Any upland game bird (such as grouse or quail) may be substituted for the pheasant. Adapted from Dressing and Cooking Wild Game. Serve over rice.

Provided by Chocolatl

Categories     Pheasant

Time 25m

Yield 4-6 serving(s)

Number Of Ingredients 11

1 cup buttermilk baking mix
1/2 teaspoon pepper
1 lb diced pheasant
2 eggs, slightly beaten
4 tablespoons peanut oil, divided
3 medium carrots, diagonally sliced
1 green pepper, cut into strips
1 small onion, sliced and separated into rings
2 tablespoons water
3/4 cup chicken broth
2 tablespoons teriyaki sauce

Steps:

  • Place baking mix and pepper in a large plastic zipper bag, and shake well.
  • Combine pheasant and eggs in a large bowl and stir well to coat.
  • Remove pheasant with a slotted spoon and place in bag with baking mix.
  • Shake well to coat.
  • Remove pheasant. Discard any remaining baking mix and eggs.
  • Heat 1 tablespoon oil in a large skillet or wok over medium-high heat.
  • Add carrots.
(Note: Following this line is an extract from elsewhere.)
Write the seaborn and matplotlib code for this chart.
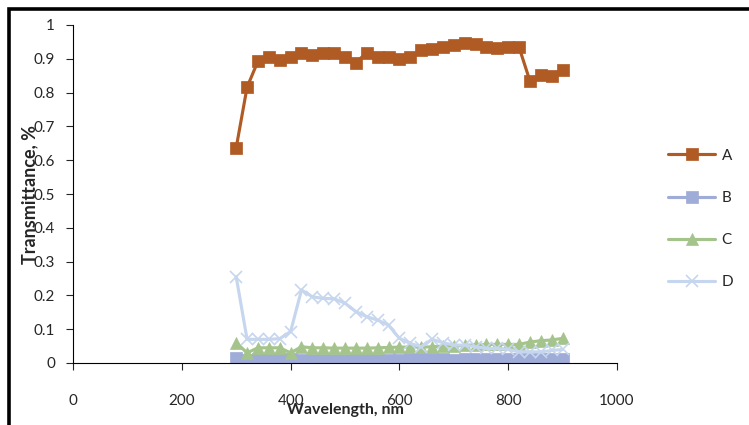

Cook, stirring, 2 minutes.
  • Add green pepper and onion and cook, stirring, 1 minute.
  • Add water, cover, and steam for 3-4 minutes, or until vegetables are tender-crisp.
  • Remove vegetables and set aside.
  • Add remaining oil to pan and heat over medium-high heat.
  • Add pheasant and cook, stirring, until browned and no longer pink in center, about 10 minutes.
  • Combine chicken broth and teriyaki sauce.
  • Pour over meat in skillet.
  • Return vegetables to pan, and cook just until heated through.